Ed è in quel momento che si compie una vera e propria bestemmia, anche se magari si usano santuari, preghiere e forme espressive che appartengono alla religione». Lo ha detto oggi a Catanzaro il cardinale Gianfranco Ravasi, presidente del Pontificio Consiglio della Cultura, nel corso del convegno dal titolo «Religiosità: tra fede e superstizione» svoltosi nell'aula magna dell'università «Magna Graecia» nell'ambito dell'iniziativa «Il cortile dei gentili».
All'incontro, moderato dal vaticanista del Tg2, Enzo Romeo, hanno partecipato anche Giuseppe Pignatone, procuratore della Repubblica di Roma, e Michele Prestipino, procuratore aggiunto di Reggio Calabria, che sono intervenuti dopo i saluti del rettore dell'università di Catanzaro, Aldo Quattrone, e dell'arcivescovo metropolita di Catanzaro-Squillace, Vincenzo Bertolone.
«Bisogna distinguere - ha detto Ravasi - la fede dalla religione: la prima è il punto più alto della passione umana, è ricerca del senso ultimo dell'esistenza e della trascendenza. La religione, invece, è una sorta di comportamento globale e sociale, ma che può essere, in una forma completamente distorta, privo di fede, una sorta di involucro vuoto. Così si spiega la falsa religiosità dei mafiosi, marcata con altarini e processioni, manifestazione che potremmo derubricare a vuota superstizione».

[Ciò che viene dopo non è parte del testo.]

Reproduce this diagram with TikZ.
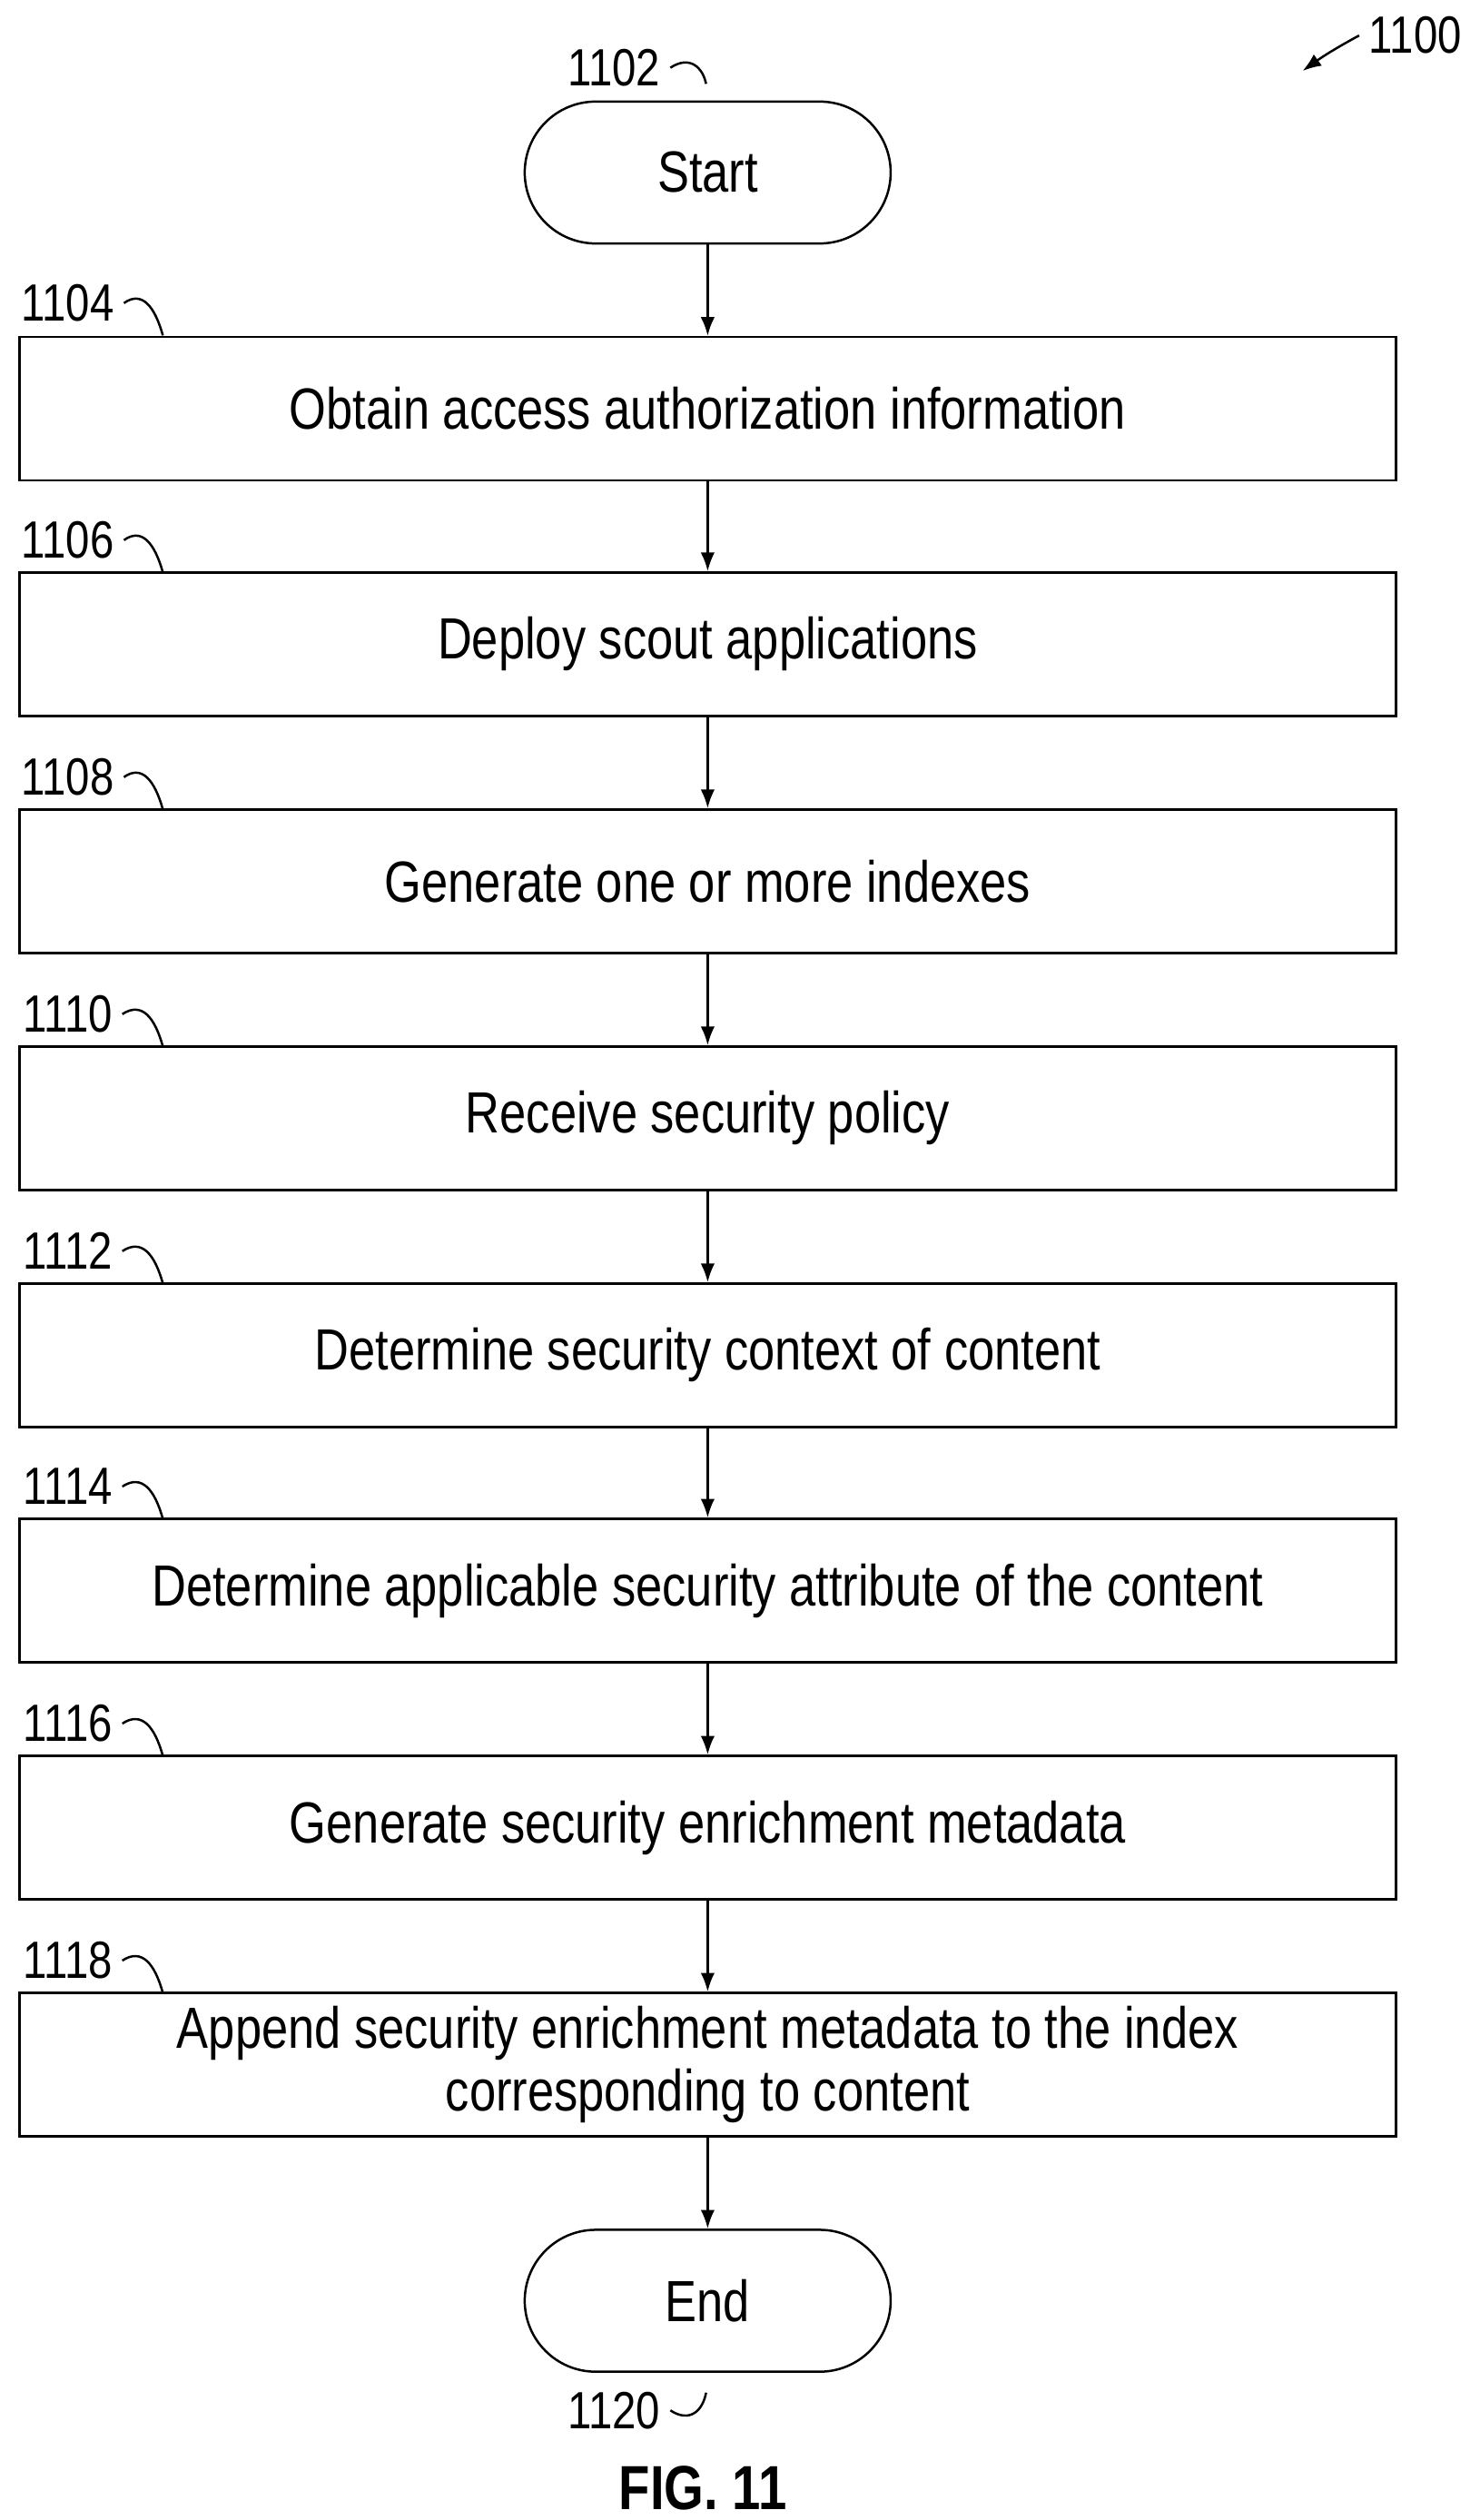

Ravasi ha parlato anche del rapporto tra fede e opere e dell'impegno sociale dei credenti. «Laddove c'è corruzione e falsa religiosità - ha detto - il vero credente deve mettersi in moto e adoperarsi per trasformare la sua fede in impegno etico e sociale. Non si può tacere limitandosi alla preghiera per chi sbaglia, non è questa l'autentica unione tra fede e religione: il credente deve entrare nella società e combattere le strutture di peccato del mondo».